[BEGIN Supplied information]
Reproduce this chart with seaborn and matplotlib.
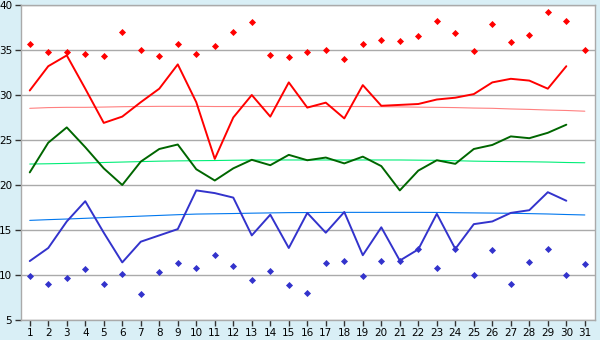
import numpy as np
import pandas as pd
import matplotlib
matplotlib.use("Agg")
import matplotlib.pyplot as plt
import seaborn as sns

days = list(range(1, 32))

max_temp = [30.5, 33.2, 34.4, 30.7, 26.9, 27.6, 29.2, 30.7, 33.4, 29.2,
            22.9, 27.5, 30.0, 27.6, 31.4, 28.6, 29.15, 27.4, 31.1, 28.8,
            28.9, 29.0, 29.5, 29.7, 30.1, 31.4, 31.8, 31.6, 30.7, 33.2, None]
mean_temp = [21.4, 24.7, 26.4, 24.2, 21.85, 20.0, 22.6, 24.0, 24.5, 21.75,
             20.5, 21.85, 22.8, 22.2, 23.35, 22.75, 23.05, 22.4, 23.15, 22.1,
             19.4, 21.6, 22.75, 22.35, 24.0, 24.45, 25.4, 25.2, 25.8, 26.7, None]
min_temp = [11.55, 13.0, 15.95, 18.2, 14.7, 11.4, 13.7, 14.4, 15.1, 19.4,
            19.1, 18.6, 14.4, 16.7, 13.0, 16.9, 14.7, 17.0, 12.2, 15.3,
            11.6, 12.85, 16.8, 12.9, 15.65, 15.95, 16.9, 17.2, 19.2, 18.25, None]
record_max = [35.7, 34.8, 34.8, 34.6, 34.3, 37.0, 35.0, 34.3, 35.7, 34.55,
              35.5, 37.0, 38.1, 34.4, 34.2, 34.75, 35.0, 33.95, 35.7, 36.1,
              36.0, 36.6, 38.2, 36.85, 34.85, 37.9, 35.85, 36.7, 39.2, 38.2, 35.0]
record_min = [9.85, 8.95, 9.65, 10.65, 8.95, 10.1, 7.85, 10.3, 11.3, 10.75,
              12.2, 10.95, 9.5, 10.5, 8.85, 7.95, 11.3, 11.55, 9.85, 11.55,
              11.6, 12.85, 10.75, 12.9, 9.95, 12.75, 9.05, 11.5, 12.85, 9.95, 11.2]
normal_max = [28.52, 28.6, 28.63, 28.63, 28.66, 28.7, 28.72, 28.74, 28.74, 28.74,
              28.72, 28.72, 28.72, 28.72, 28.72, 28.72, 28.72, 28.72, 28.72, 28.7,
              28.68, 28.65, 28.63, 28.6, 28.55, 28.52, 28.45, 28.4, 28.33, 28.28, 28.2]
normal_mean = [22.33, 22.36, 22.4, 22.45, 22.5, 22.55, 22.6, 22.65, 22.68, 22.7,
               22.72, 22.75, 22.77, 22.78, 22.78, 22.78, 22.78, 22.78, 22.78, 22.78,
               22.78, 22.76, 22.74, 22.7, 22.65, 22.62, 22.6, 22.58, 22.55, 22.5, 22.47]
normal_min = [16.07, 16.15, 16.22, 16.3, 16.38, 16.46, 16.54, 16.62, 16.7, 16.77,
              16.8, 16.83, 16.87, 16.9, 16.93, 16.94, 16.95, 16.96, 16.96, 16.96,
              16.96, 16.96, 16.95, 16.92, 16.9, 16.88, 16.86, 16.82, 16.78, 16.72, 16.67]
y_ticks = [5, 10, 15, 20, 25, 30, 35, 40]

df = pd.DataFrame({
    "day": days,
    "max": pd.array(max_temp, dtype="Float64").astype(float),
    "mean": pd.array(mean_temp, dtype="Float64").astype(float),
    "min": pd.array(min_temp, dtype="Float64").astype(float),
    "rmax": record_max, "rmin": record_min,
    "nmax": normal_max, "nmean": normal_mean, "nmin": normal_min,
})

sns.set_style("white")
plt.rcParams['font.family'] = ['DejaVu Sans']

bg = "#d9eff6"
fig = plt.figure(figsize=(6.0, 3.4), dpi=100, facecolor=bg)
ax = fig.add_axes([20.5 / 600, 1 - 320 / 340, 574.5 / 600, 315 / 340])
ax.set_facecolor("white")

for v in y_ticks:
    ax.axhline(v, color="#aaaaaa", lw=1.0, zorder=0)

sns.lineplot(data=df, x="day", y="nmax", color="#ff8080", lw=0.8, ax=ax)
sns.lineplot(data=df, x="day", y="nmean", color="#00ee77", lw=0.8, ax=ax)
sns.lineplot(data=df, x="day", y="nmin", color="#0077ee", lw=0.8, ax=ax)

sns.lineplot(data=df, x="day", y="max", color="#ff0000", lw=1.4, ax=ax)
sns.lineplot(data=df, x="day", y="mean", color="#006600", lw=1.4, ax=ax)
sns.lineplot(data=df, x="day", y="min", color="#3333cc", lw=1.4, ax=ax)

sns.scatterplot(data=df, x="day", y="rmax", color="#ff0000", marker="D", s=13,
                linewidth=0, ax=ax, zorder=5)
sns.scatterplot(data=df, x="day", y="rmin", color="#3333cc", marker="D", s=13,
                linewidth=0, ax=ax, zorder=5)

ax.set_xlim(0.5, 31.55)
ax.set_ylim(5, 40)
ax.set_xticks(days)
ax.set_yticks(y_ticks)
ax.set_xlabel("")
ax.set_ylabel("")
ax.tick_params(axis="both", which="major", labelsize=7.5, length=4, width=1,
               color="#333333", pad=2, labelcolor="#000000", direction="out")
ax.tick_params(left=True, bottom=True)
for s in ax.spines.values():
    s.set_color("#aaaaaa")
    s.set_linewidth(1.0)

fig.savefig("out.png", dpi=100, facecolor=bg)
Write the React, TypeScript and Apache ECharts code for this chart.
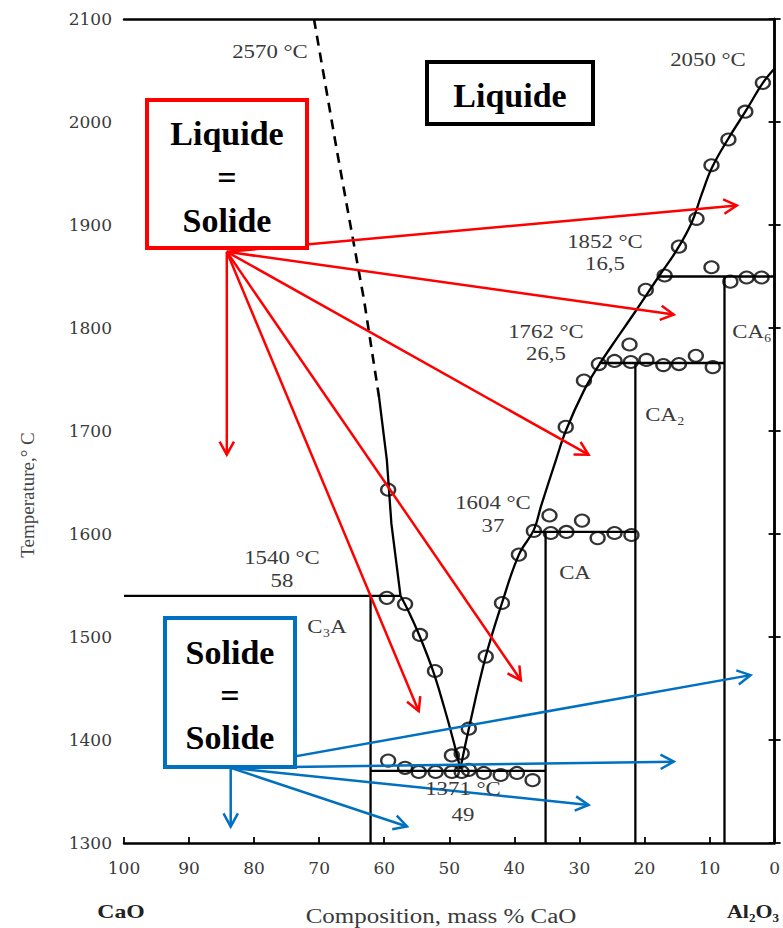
[END Supplied information]
- Task instructions -
Identify which lines contain the word "seaborn" and copy each one.

- Expected output -
Reproduce this chart with seaborn and matplotlib.
import seaborn as sns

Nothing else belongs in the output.